VUS: Effective and Efficient Accuracy Measures for Time-Series Anomaly Detection
Paul Boniol, Ashwin K. Krishna, Marine Bruel, Qinghua Liu, Mingyi Huang, Themis Palpanas, Ruey S. Tsay, Aaron Elmore, Michael J. Franklin, John Paparrizos
TL;DR
The paper tackles the problem of evaluating time-series anomaly detectors with robust, threshold-independent metrics capable of handling range-based (subsequence) anomalies. It first confirms limitations of traditional point-based and threshold-based measures and demonstrates that AUC-based metrics, while threshold-independent, still falter under lag, noise, and varying anomaly cardinality. To address this, the authors introduce Range-AUC (range-aware ROC/PR) and the Volume Under the Surface (VUS) framework, which extends AUC to consider multiple buffer lengths and thresholds; they also propose two optimized VUS implementations (VUS_opt and VUS_opt_mem) to improve practicality. Extensive experiments across 10 datasets and 900 time-series show that VUS-based measures, particularly VUS-ROC, offer superior robustness, separability, and consistency compared with existing measures, albeit with higher offline computational cost than traditional AUC methods. The work provides a principled, scalable approach to evaluating time-series AD methods and suggests that VUS-based measures should be favored for reliable benchmarking and method comparison in practice.
Abstract
Anomaly detection (AD) is a fundamental task for time-series analytics with important implications for the downstream performance of many applications. In contrast to other domains where AD mainly focuses on point-based anomalies (i.e., outliers in standalone observations), AD for time series is also concerned with range-based anomalies (i.e., outliers spanning multiple observations). Nevertheless, it is common to use traditional point-based information retrieval measures, such as Precision, Recall, and F-score, to assess the quality of methods by thresholding the anomaly score to mark each point as an anomaly or not. However, mapping discrete labels into continuous data introduces unavoidable shortcomings, complicating the evaluation of range-based anomalies. Notably, the choice of evaluation measure may significantly bias the experimental outcome. Despite over six decades of attention, there has never been a large-scale systematic quantitative and qualitative analysis of time-series AD evaluation measures.
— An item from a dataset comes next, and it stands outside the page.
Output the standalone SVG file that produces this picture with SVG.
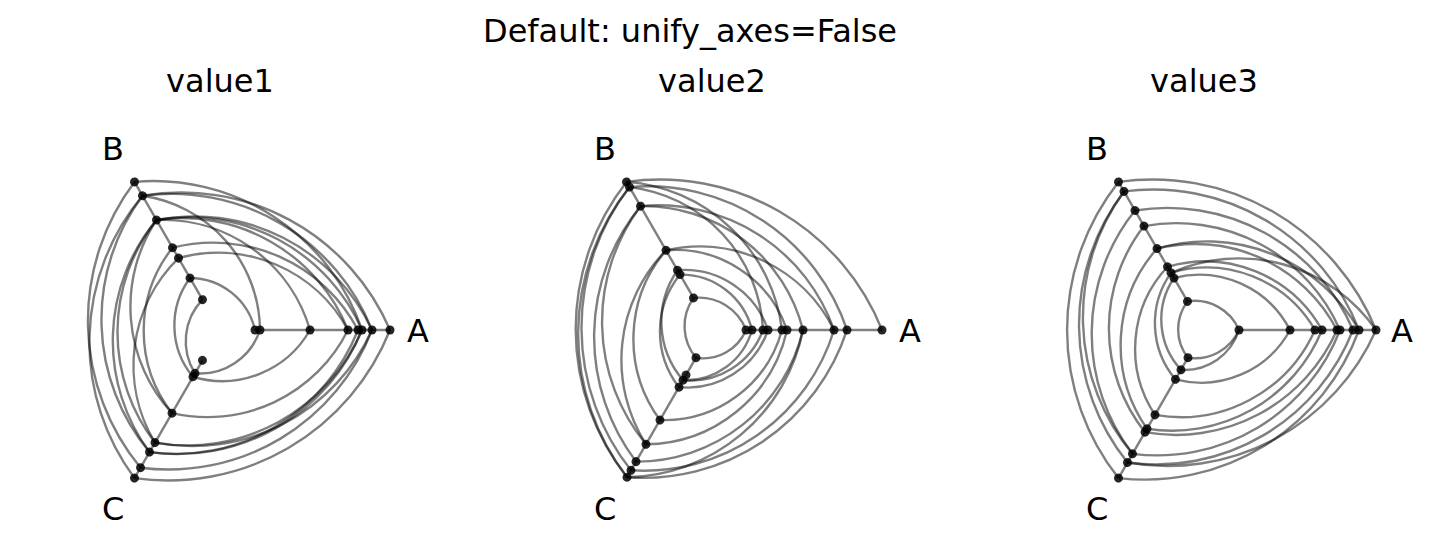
<svg xmlns="http://www.w3.org/2000/svg" width="1430" height="550" viewBox="0 0 1430 550">
<style>
text{font-family:"DejaVu Sans",sans-serif;font-size:32px;fill:#000}
.ax{stroke:#808080;stroke-width:2.4;fill:none}
.e path{fill:none;stroke:#000;stroke-opacity:0.5;stroke-width:2.4}
.d circle{fill:#000;fill-opacity:0.85}
</style>
<rect width="1430" height="550" fill="#fff"/>
<text x="690" y="42" text-anchor="middle">Default: unify_axes=False</text>
<text x="220" y="92" text-anchor="middle">value1</text>
<text x="712" y="92" text-anchor="middle">value2</text>
<text x="1204" y="92" text-anchor="middle">value3</text>

<g id="panel1" transform="translate(220,330)">
<text x="187" y="12">A</text><text x="-118" y="-170">B</text><text x="-118" y="190">C</text>
<g class="ax"><path d="M35 0H170"/><path d="M35 0H171" transform="rotate(-120)"/><path d="M35 0H171" transform="rotate(120)"/></g>
<g id="connectors1" class="e">
<g><path d="M170 0A227 227 0 0 0 -77.5 -134.2"/><path d="M152 0A196 196 0 0 0 -63.5 -110"/><path d="M142 0A220 220 0 0 0 -85.5 -148.1"/><path d="M138 0A164 164 0 0 0 -47.5 -82.3"/><path d="M128 0A148 148 0 0 0 -41.5 -71.9"/><path d="M90 0A153 153 0 0 0 -63.5 -110"/><path d="M40 0A137 137 0 0 0 -77.5 -134.2"/><path d="M35 0A67 67 0 0 0 -30 -52"/><path d="M142 0A189 189 0 0 0 -63.5 -110"/><path d="M152 0A216 216 0 0 0 -77.5 -134.2"/><path d="M128 0A179 179 0 0 0 -63.5 -110"/></g>
<g transform="rotate(-120)"><path d="M155 0A207 207 0 0 0 -70.5 -122.1"/><path d="M127 0A181 181 0 0 0 -65 -112.6"/><path d="M171 0A231 231 0 0 0 -79.5 -137.7"/><path d="M95 0A134 134 0 0 0 -48 -83.1"/><path d="M60 0A80 80 0 0 0 -27 -46.8"/><path d="M35 0A60 60 0 0 0 -25 -43.3"/><path d="M155 0A228 228 0 0 0 -85.5 -148.1"/><path d="M127 0A188 188 0 0 0 -70.5 -122.1"/><path d="M83 0A150 150 0 0 0 -65 -112.6"/><path d="M127 0A157 157 0 0 0 -48 -83.1"/></g>
<g transform="rotate(120)"><path d="M141 0A196 196 0 0 0 -69 -119.5"/><path d="M130 0A190 190 0 0 0 -71 -123"/><path d="M159 0A218 218 0 0 0 -76 -131.6"/><path d="M171 0A239 239 0 0 0 -85 -147.2"/><path d="M54 0A101 101 0 0 0 -45 -77.9"/><path d="M50 0A63 63 0 0 0 -20 -34.6"/><path d="M96 0A157 157 0 0 0 -64 -110.8"/><path d="M141 0A199 199 0 0 0 -71 -123"/><path d="M130 0A197 197 0 0 0 -76 -131.6"/></g>
</g>
<g class="d">
<g><circle cx="35" r="4.5"/><circle cx="40" r="4.5"/><circle cx="90" r="4.5"/><circle cx="128" r="4.5"/><circle cx="138" r="4.5"/><circle cx="142" r="4.5"/><circle cx="152" r="4.5"/><circle cx="170" r="4.5"/></g>
<g transform="rotate(-120)"><circle cx="171" r="4.5"/><circle cx="155" r="4.5"/><circle cx="127" r="4.5"/><circle cx="95" r="4.5"/><circle cx="83" r="4.5"/><circle cx="60" r="4.5"/><circle cx="35" r="4.5"/></g>
<g transform="rotate(120)"><circle cx="35" r="4.5"/><circle cx="50" r="4.5"/><circle cx="54" r="4.5"/><circle cx="96" r="4.5"/><circle cx="130" r="4.5"/><circle cx="141" r="4.5"/><circle cx="159" r="4.5"/><circle cx="171" r="4.5"/></g>
</g>
</g>

<g id="panel2" transform="translate(712,330)">
<text x="187" y="12">A</text><text x="-118" y="-170">B</text><text x="-118" y="190">C</text>
<g class="ax"><path d="M34 0H170"/><path d="M37 0H171" transform="rotate(-120)"/><path d="M32 0H170" transform="rotate(120)"/></g>
<g id="connectors2" class="e">
<g><path d="M170 0A239 239 0 0 0 -85.5 -148.1"/><path d="M135 0A210 210 0 0 0 -82.5 -142.9"/><path d="M122 0A186 186 0 0 0 -71.5 -123.8"/><path d="M91 0A164 164 0 0 0 -71.5 -123.8"/><path d="M75 0A118 118 0 0 0 -46 -79.7"/><path d="M56 0A88 88 0 0 0 -34.5 -59.8"/><path d="M40 0A73 73 0 0 0 -32 -55.4"/><path d="M34 0A50 50 0 0 0 -18.5 -32"/><path d="M70 0A169 169 0 0 0 -85.5 -148.1"/><path d="M51 0A151 151 0 0 0 -82.5 -142.9"/><path d="M122 0A150 150 0 0 0 -46 -79.7"/></g>
<g transform="rotate(-120)"><path d="M171 0A239 239 0 0 0 -85 -147.2"/><path d="M165 0A230 230 0 0 0 -81 -140.3"/><path d="M143 0A207 207 0 0 0 -76 -131.6"/><path d="M92 0A137 137 0 0 0 -52 -90.1"/><path d="M69 0A90 90 0 0 0 -29 -50.2"/><path d="M64 0A91 91 0 0 0 -33 -57.2"/><path d="M37 0A49 49 0 0 0 -16 -27.7"/><path d="M143 0A193 193 0 0 0 -66 -114.3"/><path d="M165 0A235 235 0 0 0 -85 -147.2"/><path d="M92 0A157 157 0 0 0 -66 -114.3"/></g>
<g transform="rotate(120)"><path d="M170 0A214 214 0 0 0 -67.5 -116.9"/><path d="M162 0A199 199 0 0 0 -61 -105.7"/><path d="M152 0A171 171 0 0 0 -45.5 -78.8"/><path d="M132 0A146 146 0 0 0 -37.5 -65"/><path d="M104 0A122 122 0 0 0 -35 -60.6"/><path d="M66 0A85 85 0 0 0 -28 -48.5"/><path d="M58 0A77 77 0 0 0 -25.5 -44.2"/><path d="M58 0A69 69 0 0 0 -20 -34.6"/><path d="M32 0A46 46 0 0 0 -17 -29.4"/><path d="M170 0A183 183 0 0 0 -45.5 -78.8"/></g>
</g>
<g class="d">
<g><circle cx="34" r="4.5"/><circle cx="40" r="4.5"/><circle cx="51" r="4.5"/><circle cx="56" r="4.5"/><circle cx="70" r="4.5"/><circle cx="75" r="4.5"/><circle cx="91" r="4.5"/><circle cx="122" r="4.5"/><circle cx="135" r="4.5"/><circle cx="170" r="4.5"/></g>
<g transform="rotate(-120)"><circle cx="171" r="4.5"/><circle cx="165" r="4.5"/><circle cx="143" r="4.5"/><circle cx="92" r="4.5"/><circle cx="69" r="4.5"/><circle cx="64" r="4.5"/><circle cx="37" r="4.5"/></g>
<g transform="rotate(120)"><circle cx="32" r="4.5"/><circle cx="52" r="4.5"/><circle cx="58" r="4.5"/><circle cx="66" r="4.5"/><circle cx="104" r="4.5"/><circle cx="132" r="4.5"/><circle cx="152" r="4.5"/><circle cx="162" r="4.5"/><circle cx="170" r="4.5"/></g>
</g>
</g>

<g id="panel3" transform="translate(1204,330)">
<text x="187" y="12">A</text><text x="-118" y="-170">B</text><text x="-118" y="190">C</text>
<g class="ax"><path d="M35 0H172"/><path d="M33 0H171" transform="rotate(-120)"/><path d="M32 0H171" transform="rotate(120)"/></g>
<g id="connectors3" class="e">
<g><path d="M172 0A241 241 0 0 0 -85.5 -148.1"/><path d="M155 0A221 221 0 0 0 -80 -138.6"/><path d="M149 0A202 202 0 0 0 -69 -119.5"/><path d="M136 0A179 179 0 0 0 -60 -103.9"/><path d="M133 0A160 160 0 0 0 -47 -81.4"/><path d="M118 0A134 134 0 0 0 -36.5 -63.2"/><path d="M111 0A125 125 0 0 0 -33 -57.2"/><path d="M86 0A102 102 0 0 0 -30 -52"/><path d="M35 0A48 48 0 0 0 -16.5 -28.6"/><path d="M155 0A175 175 0 0 0 -47 -81.4"/><path d="M172 0A167 167 0 0 0 -33 -57.2"/></g>
<g transform="rotate(-120)"><path d="M171 0A239 239 0 0 0 -85.5 -148.1"/><path d="M160 0A220 220 0 0 0 -76.5 -132.5"/><path d="M138 0A197 197 0 0 0 -71.5 -123.8"/><path d="M120 0A167 167 0 0 0 -59 -102.2"/><path d="M94 0A146 146 0 0 0 -57 -98.7"/><path d="M73 0A120 120 0 0 0 -49 -84.9"/><path d="M66 0A87 87 0 0 0 -28.5 -49.4"/><path d="M60 0A74 74 0 0 0 -23 -39.8"/><path d="M33 0A46 46 0 0 0 -16 -27.7"/><path d="M160 0A213 213 0 0 0 -71.5 -123.8"/></g>
<g transform="rotate(120)"><path d="M171 0A228 228 0 0 0 -77.5 -134.2"/><path d="M153 0A211 211 0 0 0 -74.5 -129"/><path d="M143 0A196 196 0 0 0 -68 -117.8"/><path d="M118 0A176 176 0 0 0 -66.5 -115.2"/><path d="M114 0A162 162 0 0 0 -59 -102.2"/><path d="M98 0A147 147 0 0 0 -55.5 -96.1"/><path d="M57 0A101 101 0 0 0 -43 -74.5"/><path d="M46 0A57 57 0 0 0 -17.5 -30.3"/><path d="M32 0A48 48 0 0 0 -17.5 -30.3"/><path d="M153 0A228 228 0 0 0 -86 -149"/></g>
</g>
<g class="d">
<g><circle cx="35" r="4.5"/><circle cx="86" r="4.5"/><circle cx="111" r="4.5"/><circle cx="118" r="4.5"/><circle cx="133" r="4.5"/><circle cx="136" r="4.5"/><circle cx="149" r="4.5"/><circle cx="155" r="4.5"/><circle cx="172" r="4.5"/></g>
<g transform="rotate(-120)"><circle cx="171" r="4.5"/><circle cx="160" r="4.5"/><circle cx="138" r="4.5"/><circle cx="120" r="4.5"/><circle cx="94" r="4.5"/><circle cx="73" r="4.5"/><circle cx="66" r="4.5"/><circle cx="60" r="4.5"/><circle cx="33" r="4.5"/></g>
<g transform="rotate(120)"><circle cx="32" r="4.5"/><circle cx="46" r="4.5"/><circle cx="57" r="4.5"/><circle cx="98" r="4.5"/><circle cx="114" r="4.5"/><circle cx="118" r="4.5"/><circle cx="143" r="4.5"/><circle cx="153" r="4.5"/><circle cx="171" r="4.5"/></g>
</g>
</g>
</svg>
This paper extensively evaluates quality measures for time-series AD to assess their robustness under noise, misalignments, and different anomaly cardinality ratios. Our results indicate that measures producing quality values independently of a threshold (i.e., AUC-ROC and AUC-PR) are more suitable for time-series AD. Motivated by this observation, we first extend the AUC-based measures to account for range-based anomalies. Then, we introduce a new family of parameter-free and threshold-independent measures, Volume Under the Surface (VUS), to evaluate methods while varying parameters. We also introduce two optimized implementations for VUS that reduce significantly the execution time of the initial implementation. Our findings demonstrate that our four measures are significantly more robust in assessing the quality of time-series AD methods.